Interesting. You know QBasic had data limits, but I don't know if QB64 has. A lot of the old restrictions were removed or improved with QB64, but I can't say I know for certain if there are any data limits for the compiler, or the IDE, for that matter. If it's just the IDE that can't handle that many lines of data ad code, then maybe you could compile your program from the Command Prompt: QB64 -c yourfile.BAS
More info on the IDE is here: http://qb64.org/wiki/IDE
Note: There is nothing in the wiki in the IDE page or the DATA keyword page about data amounts.
Pete
There’s limits in QB64, just like everything else. One obvious one is the number of lines a program has. Internal variables are generally defined as LONG types, so there’s never going to be a QB64 program with more than 2,147,483,647 lines in it. And, of course, your whole program is stored in idet$, which has a string limit of 2,147,483,647 bytes, so no program is going to be longer than that, no matter what.

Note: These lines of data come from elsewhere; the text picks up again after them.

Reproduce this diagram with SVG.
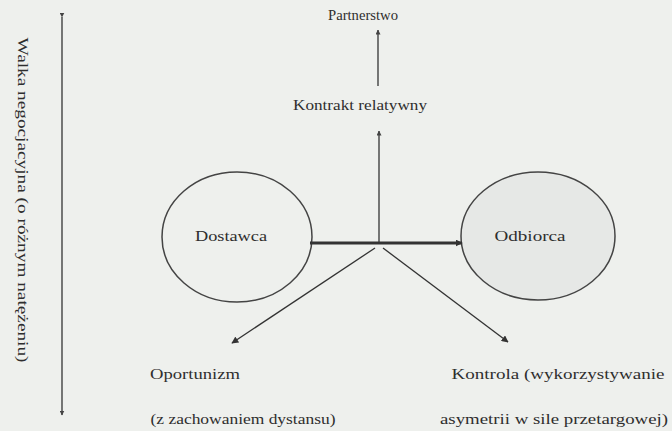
<svg xmlns="http://www.w3.org/2000/svg" width="672" height="431" viewBox="0 0 672 431">
<style>
.t{font-family:"Liberation Serif","Times New Roman",serif;fill:#2e2e2e;font-size:14px}
.ln{stroke:#333;stroke-width:1.3;fill:none}
.el{stroke:#444;stroke-width:1.5}
</style>
<defs>
<marker id="ah" viewBox="0 0 10 10" refX="9" refY="5" markerWidth="7" markerHeight="7" orient="auto" markerUnits="userSpaceOnUse">
<path d="M0,0 L10,5 L0,10 z" fill="#333"/>
</marker>
<marker id="ahs" viewBox="0 0 10 10" refX="9" refY="5" markerWidth="5" markerHeight="5" orient="auto" markerUnits="userSpaceOnUse">
<path d="M0,0 L10,5 L0,10 z" fill="#444"/>
</marker>
</defs>
<rect width="672" height="431" fill="#eef0ed"/>
<g id="axis">
<line class="ln" x1="62" y1="17" x2="62" y2="415" marker-start="url(#ahs)" marker-end="url(#ahs)"/>
<text class="t" transform="translate(18,200) rotate(90)" text-anchor="middle" font-size="12" textLength="325" lengthAdjust="spacingAndGlyphs">Walka negocjacyjna (o różnym natężeniu)</text>
</g>
<g id="dostawca">
<ellipse class="el" cx="237" cy="237" rx="75" ry="65" fill="#eef0ed"/>
<text class="t" x="231" y="241" text-anchor="middle" textLength="72" lengthAdjust="spacingAndGlyphs">Dostawca</text>
</g>
<g id="odbiorca">
<ellipse class="el" cx="538" cy="236" rx="77" ry="64" fill="#e6e8e6"/>
<text class="t" x="530" y="241" text-anchor="middle" textLength="71" lengthAdjust="spacingAndGlyphs">Odbiorca</text>
</g>
<g id="kontrakt">
<text class="t" x="360" y="110" text-anchor="middle" textLength="134" lengthAdjust="spacingAndGlyphs">Kontrakt relatywny</text>
</g>
<g id="partnerstwo">
<text class="t" x="363" y="20" text-anchor="middle" font-size="9" textLength="70" lengthAdjust="spacingAndGlyphs">Partnerstwo</text>
</g>
<g id="oportunizm">
<text class="t" x="195" y="379" text-anchor="middle" textLength="90" lengthAdjust="spacingAndGlyphs">Oportunizm</text>
<text class="t" x="243" y="424" text-anchor="middle" textLength="185" lengthAdjust="spacingAndGlyphs">(z zachowaniem dystansu)</text>
</g>
<g id="kontrola">
<text class="t" x="558" y="379" text-anchor="middle" textLength="213" lengthAdjust="spacingAndGlyphs">Kontrola (wykorzystywanie</text>
<text class="t" x="554" y="424" text-anchor="middle" textLength="228" lengthAdjust="spacingAndGlyphs">asymetrii w sile przetargowej)</text>
</g>
<g id="connectors">
<line x1="310" y1="243" x2="462" y2="243" stroke="#333" stroke-width="2.8" marker-end="url(#ah)"/>
<line class="ln" x1="379" y1="243" x2="379" y2="131" marker-end="url(#ahs)"/>
<line class="ln" x1="378" y1="86" x2="378" y2="30" marker-end="url(#ahs)"/>
<line class="ln" x1="375" y1="248" x2="232" y2="343" marker-end="url(#ah)"/>
<line class="ln" x1="383" y1="248" x2="508" y2="342" marker-end="url(#ah)"/>
</g>
</svg>
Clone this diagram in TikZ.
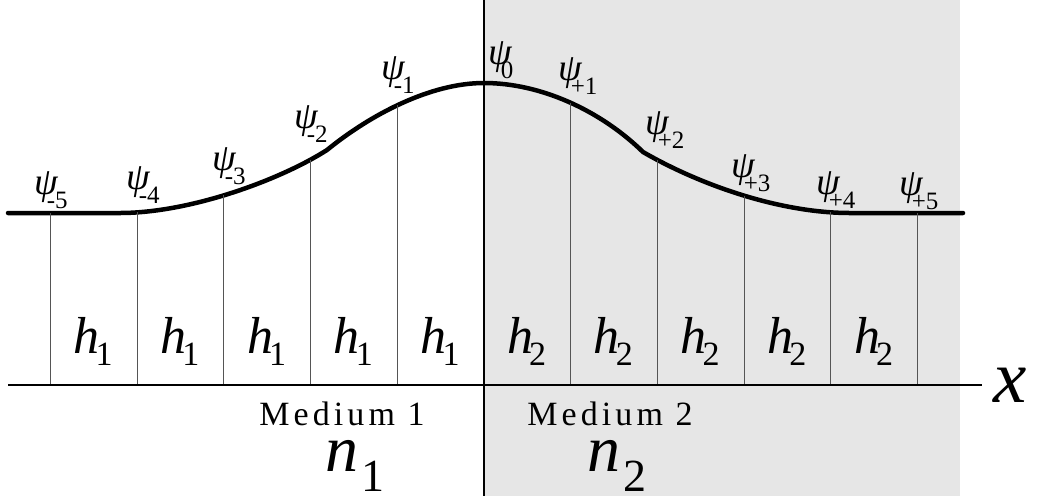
\documentclass[tikz,border=0pt]{standalone}
\usepackage{fontspec}
\setmainfont{Liberation Serif}[ItalicFont={Liberation Serif Italic},
  BoldFont={Liberation Serif Bold}]
\usepackage{tikz}
\usetikzlibrary{arrows.meta,calc,intersections}
\definecolor{mediumGray}{HTML}{E6E6E6}
\definecolor{gridGray}{HTML}{555555}
\newcommand{\psiLabel}[1]{{\fontsize{38}{38}\selectfont\itshape ψ}\kern-11pt\raisebox{-14pt}{\fontsize{25}{25}\selectfont #1}}
\newcommand{\hLabel}[1]{{\fontsize{52}{52}\selectfont\itshape h}\kern-4pt\raisebox{-12pt}{\fontsize{34}{34}\selectfont #1}}
\newcommand{\nLabel}[1]{{\fontsize{66}{66}\selectfont\itshape n}\kern3pt\raisebox{-20pt}{\fontsize{46}{46}\selectfont #1}}

\begin{document}
\begin{tikzpicture}[x=1pt,y=-1pt,
    gridLine/.style={gridGray,line width=1.1pt},
    waveLine/.style={line width=4.5pt,line cap=round},
    lab/.style={inner sep=0pt,anchor=base west}]
  \useasboundingbox (0,0) rectangle (1040,496);
  \fill[mediumGray] (484,0) rectangle (960,496);
  \coordinate (axisL) at (8,385);
  \coordinate (axisR) at (982,385);
  % field profile
  \draw[waveLine,name path=wave] (8,213) -- (120,213)
    .. controls (190,213) and (280,180) .. (327,150)
    .. controls (370,115) and (430,83) .. (484,83)
    .. controls (540,83) and (600,110) .. (643,152)
    .. controls (700,185) and (780,213) .. (850,213) -- (963,213);
  \foreach \k in {-5,-4,-3,-2,-1,1,2,3,4,5} {
    \path[name path=probe] (484+86.7*\k,0) -- (484+86.7*\k,400);
    \draw[gridLine,name intersections={of=wave and probe,by=top}]
      (top) -- (top |- axisL);
  }
  \draw[line width=1.8pt] (axisL) -- (axisR);
  \draw[line width=2.5pt] (484,0) -- (484,496);
  \node[lab] (xLabel) at (993,402) {\fontsize{75}{75}\selectfont\itshape x};
  % sample labels
  \foreach \px/\py/\sub [count=\i] in {34/194/-5,126/189/-4,212/170/-3,
      294/128/-2,381/79/-1,488/64/0,558/80/+1,645/134/+2,731/177/+3,
      816/194/+4,899/195/+5}
    \node[lab] (psi\i) at (\px,\py) {\psiLabel{\sub}};
  \foreach \k in {0,...,4} {
    \node[lab] (hLeft\k) at (73.5+86.7*\k,353) {\hLabel{1}};
    \node[lab] (hRight\k) at (507+86.7*\k,353) {\hLabel{2}};
  }
  \node[anchor=base,inner sep=0pt] (medOne) at (342,425)
    {\fontsize{34}{34}\selectfont\addfontfeature{LetterSpace=12}Medium 1};
  \node[anchor=base,inner sep=0pt] (medTwo) at (610,425)
    {\fontsize{34}{34}\selectfont\addfontfeature{LetterSpace=12}Medium 2};
  \node[lab] (nOne) at (325,471) {\nLabel{1}};
  \node[lab] (nTwo) at (587,471) {\nLabel{2}};
\end{tikzpicture}
\end{document}
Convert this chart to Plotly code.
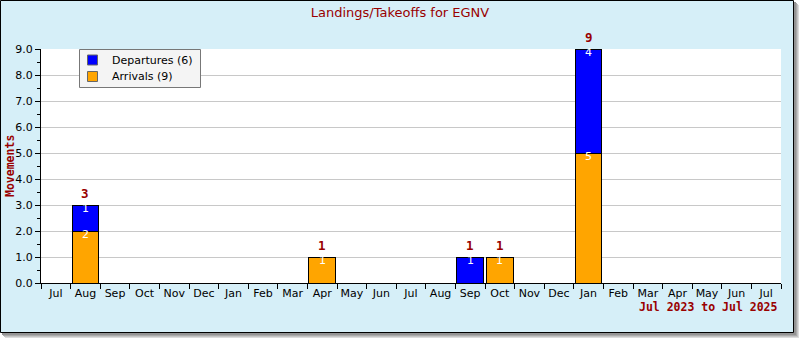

Limits abound, by various internal variable types and memory limitations. What’s the *first* limit we can hit?? I dunno. With the “mega cena database” (I think that was the lotto program name), I know you can’t load the text file we generated into QB64. (Or Notepad either, for that matter.) it’s only 52 million lines (much less than a LONG value), but it’ll freeze the IDE and error it out.
QB64 just wasn’t created to work with BAS files hundreds of MB in size.